Early in 2011, Amazon set the world on its ear – quite literally – when it released and made available to the general public, three specific services: Amazon Cloud Drive, Amazon Cloud Player for Web and Amazon Cloud Player for Android. This development was significant in that it was the first instance of a music locker service that did not get seriously challenged by the RIAA (Recording Industry Association of America) or any other music industry organization or coalition. The key was the way music was getting loaded and played. Users could only access any of their music from one location or device at a time, and sharing of any music was strictly a no-no.

The only thing the RIAA could say was a resounding, “yeah, but…”

Score one for the consumer or little guy, who finally got to store their music in the cloud, and literally play the songs they owned from anywhere they could get an internet connection.

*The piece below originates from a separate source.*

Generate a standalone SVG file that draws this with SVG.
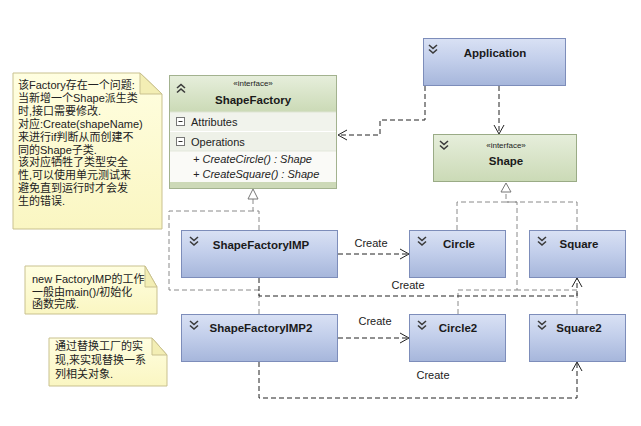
<svg xmlns="http://www.w3.org/2000/svg" width="641" height="426" viewBox="0 0 641 426">
<defs>
<linearGradient id="blue" x1="0" y1="0" x2="0" y2="1">
<stop offset="0" stop-color="#d9e1f4"/><stop offset="0.45" stop-color="#c3cfeb"/><stop offset="1" stop-color="#a6b6db"/>
</linearGradient>
<linearGradient id="green" x1="0" y1="0" x2="0" y2="1">
<stop offset="0" stop-color="#e6eedb"/><stop offset="1" stop-color="#cbdab6"/>
</linearGradient>
<linearGradient id="note" x1="0" y1="0" x2="0" y2="1">
<stop offset="0" stop-color="#fffee0"/><stop offset="1" stop-color="#faf6c2"/>
</linearGradient>
<marker id="open" markerWidth="12" markerHeight="12" refX="10" refY="6" orient="auto" markerUnits="userSpaceOnUse">
<path d="M1,1 L10,6 L1,11" fill="none" stroke="#222" stroke-width="1"/>
</marker>
</defs>
<style>
.cls{fill:url(#blue);stroke:#7d8dba;stroke-width:1}
.ifc{fill:url(#green);stroke:#9aab86;stroke-width:1}
.name{font-family:"Liberation Sans",Arial,sans-serif;font-size:11.5px;font-weight:bold;fill:#1a1a1a;text-anchor:middle}
.stereo{font-family:"Liberation Sans",Arial,sans-serif;font-size:8px;fill:#222;text-anchor:middle}
.txt{font-family:"Liberation Sans",Arial,sans-serif;font-size:11px;fill:#222}
.op{font-family:"Liberation Sans",Arial,sans-serif;font-size:11px;font-style:italic;fill:#222}
.lbl{font-family:"Liberation Sans",Arial,sans-serif;font-size:11px;fill:#222;text-anchor:middle}
.ntxt{font-family:"Liberation Sans","Noto Sans CJK SC",sans-serif;font-size:11px;fill:#222}
.notebox{fill:url(#note);stroke:#c9c18f;stroke-width:1}
.fold{fill:#f3eeb4;stroke:#c9c18f;stroke-width:1}
.chev{fill:none;stroke:#3a3a3a;stroke-width:1.6}
.dep{fill:none;stroke:#222;stroke-width:1;stroke-dasharray:5 3}
.real{fill:none;stroke:#8a8a8a;stroke-width:1;stroke-dasharray:5 3}
.tri{fill:#fff;stroke:#777;stroke-width:1}
</style>

<g id="connectors">
<path class="real" d="M259,230 V211 H253 V199"/>
<path class="real" d="M259,314 V290 H169 V211 H253"/>
<path class="real" d="M457,230 V202 H506 V192"/>
<path class="real" d="M577,230 V202 H506"/>
<path class="real" d="M458,314 V290 H517 V202 H506"/>
<path class="real" d="M577,314 V290 H517"/>
<path class="tri" d="M253,189 L258,199 L248,199 Z"/>
<path class="tri" d="M506,183 L511,192 L501,192 Z"/>
<path class="dep" d="M425,86 V120 H380 V135 H338" marker-end="url(#open)"/>
<path class="dep" d="M499,86 V134" marker-end="url(#open)"/>
<path class="dep" d="M338,254 H409" marker-end="url(#open)"/>
<path class="dep" d="M259,278 V296 H577 V278" marker-end="url(#open)"/>
<path class="dep" d="M338,338 H409" marker-end="url(#open)"/>
<path class="dep" d="M259,362 V398 H577 V362" marker-end="url(#open)"/>
<text class="lbl" x="371" y="247">Create</text>
<text class="lbl" x="408" y="289">Create</text>
<text class="lbl" x="375" y="325">Create</text>
<text class="lbl" x="433" y="379">Create</text>
</g>

<g id="note1">
<path class="notebox" d="M13,73 H140 L162,94 V229 H13 Z"/>
<path class="fold" d="M140,73 V94 H162 Z"/>
<text class="ntxt" x="18" y="89">该Factory存在一个问题:</text>
<text class="ntxt" x="18" y="101.9">当新增一个Shape派生类</text>
<text class="ntxt" x="18" y="114.8">时,接口需要修改.</text>
<text class="ntxt" x="18" y="127.7">对应:Create(shapeName)</text>
<text class="ntxt" x="18" y="140.6">来进行if判断从而创建不</text>
<text class="ntxt" x="18" y="153.5">同的Shape子类.</text>
<text class="ntxt" x="18" y="166.4">该对应牺牲了类型安全</text>
<text class="ntxt" x="18" y="179.3">性,可以使用单元测试来</text>
<text class="ntxt" x="18" y="192.2">避免直到运行时才会发</text>
<text class="ntxt" x="18" y="205.1">生的错误.</text>
</g>

<g id="note2">
<path class="notebox" d="M25,266 H145 L157,287 V314 H25 Z"/>
<path class="fold" d="M145,266 V287 H157 Z"/>
<text class="ntxt" x="32" y="283">new FactoryIMP的工作</text>
<text class="ntxt" x="32" y="295.5">一般由main()/初始化</text>
<text class="ntxt" x="32" y="308">函数完成.</text>
</g>

<g id="note3">
<path class="notebox" d="M49,338 H152 L167,355 V386 H49 Z"/>
<path class="fold" d="M152,338 V355 H167 Z"/>
<text class="ntxt" x="55" y="350">通过替换工厂的实</text>
<text class="ntxt" x="55" y="364">现,来实现替换一系</text>
<text class="ntxt" x="55" y="377.5">列相关对象.</text>
</g>

<g id="Application">
<rect class="cls" x="423.5" y="38.5" width="142" height="47"/>
<path class="chev" d="M429,45 L433,48.5 L437,45 M429,49.5 L433,53 L437,49.5"/>
<text class="name" x="495" y="57">Application</text>
</g>

<g id="Shape">
<rect class="ifc" x="433.5" y="134.5" width="143" height="47"/>
<path class="chev" d="M440,141 L444,144.5 L448,141 M440,145.5 L444,149 L448,145.5"/>
<text class="stereo" x="506" y="148">«interface»</text>
<text class="name" x="506" y="165">Shape</text>
</g>

<g id="ShapeFactory">
<rect x="169.5" y="75.5" width="167" height="113" fill="#fafaf7" stroke="#a3b28f"/>
<rect x="170" y="76" width="166" height="36" fill="url(#green)"/>
<rect x="170" y="112" width="166" height="19" fill="#f1f3ec"/>
<rect x="170" y="132" width="166" height="19" fill="#eef1e8"/>
<rect x="170" y="182" width="166" height="6" fill="#cdd9b8"/>
<line x1="170" y1="112" x2="336" y2="112" stroke="#dfe5d4"/>
<line x1="170" y1="131.5" x2="336" y2="131.5" stroke="#ffffff"/>
<line x1="170" y1="151" x2="336" y2="151" stroke="#e3e7dc"/>
<path class="chev" d="M177,88 L181,84.5 L185,88 M177,92.5 L181,89 L185,92.5"/>
<text class="stereo" x="253" y="86">«interface»</text>
<text class="name" x="253" y="104">ShapeFactory</text>
<rect x="176.5" y="117.5" width="8" height="8" fill="#fff" stroke="#777"/>
<line x1="178.5" y1="121.5" x2="182.5" y2="121.5" stroke="#333"/>
<text class="txt" x="191" y="125.5">Attributes</text>
<rect x="176.5" y="137.5" width="8" height="8" fill="#fff" stroke="#777"/>
<line x1="178.5" y1="141.5" x2="182.5" y2="141.5" stroke="#333"/>
<text class="txt" x="191" y="145.5">Operations</text>
<text class="op" x="193" y="163">+ CreateCircle() : Shape</text>
<text class="op" x="193" y="178">+ CreateSquare() : Shape</text>
</g>

<g id="ShapeFactoryIMP">
<rect class="cls" x="181.5" y="230.5" width="156" height="47"/>
<path class="chev" d="M190,237 L194,240.5 L198,237 M190,241.5 L194,245 L198,241.5"/>
<text class="name" x="261" y="249">ShapeFactoryIMP</text>
</g>

<g id="Circle">
<rect class="cls" x="409.5" y="230.5" width="96" height="47"/>
<path class="chev" d="M418,237 L422,240.5 L426,237 M418,241.5 L422,245 L426,241.5"/>
<text class="name" x="459" y="248">Circle</text>
</g>

<g id="Square">
<rect class="cls" x="529.5" y="230.5" width="96" height="47"/>
<path class="chev" d="M538,237 L542,240.5 L546,237 M538,241.5 L542,245 L546,241.5"/>
<text class="name" x="579" y="248">Square</text>
</g>

<g id="ShapeFactoryIMP2">
<rect class="cls" x="181.5" y="314.5" width="156" height="47"/>
<path class="chev" d="M190,321 L194,324.5 L198,321 M190,325.5 L194,329 L198,325.5"/>
<text class="name" x="261" y="332">ShapeFactoryIMP2</text>
</g>

<g id="Circle2">
<rect class="cls" x="409.5" y="314.5" width="96" height="47"/>
<path class="chev" d="M418,321 L422,324.5 L426,321 M418,325.5 L422,329 L426,325.5"/>
<text class="name" x="458" y="332">Circle2</text>
</g>

<g id="Square2">
<rect class="cls" x="529.5" y="314.5" width="96" height="47"/>
<path class="chev" d="M538,321 L542,324.5 L546,321 M538,325.5 L542,329 L546,325.5"/>
<text class="name" x="579" y="332">Square2</text>
</g>
</svg>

In the same month, actually a few days later, they opened the Amazon App Store for Android, offering a free paid app every week. Pairing both of these together, Amazon found a way to get multimedia content to its users, right to their devices. The music content would play and sync with Cloud Drive via Amazon MP3 on the device, and their App Store undercut Google’s store by offering at least 1 free app per week.

Where Apple pulled together the ENTIRE ecosystem – PIM, Sync Services, multimedia content, apps, eBooks, pictures, etc., Amazon gave users multimedia content, apps and eBooks, and then relied upon the Google Android infrastructure for PIM and Sync Services. It’s ingenious actually, as they could then introduce their own devices (the Kindle Fire, for example), and attract users to their content stores. That’s where the real money is.

Amazon realized this, and as such added additional features to its Amazon Prime services, including unlimited video streaming right to your Android device, including their Kindle Fire tablet.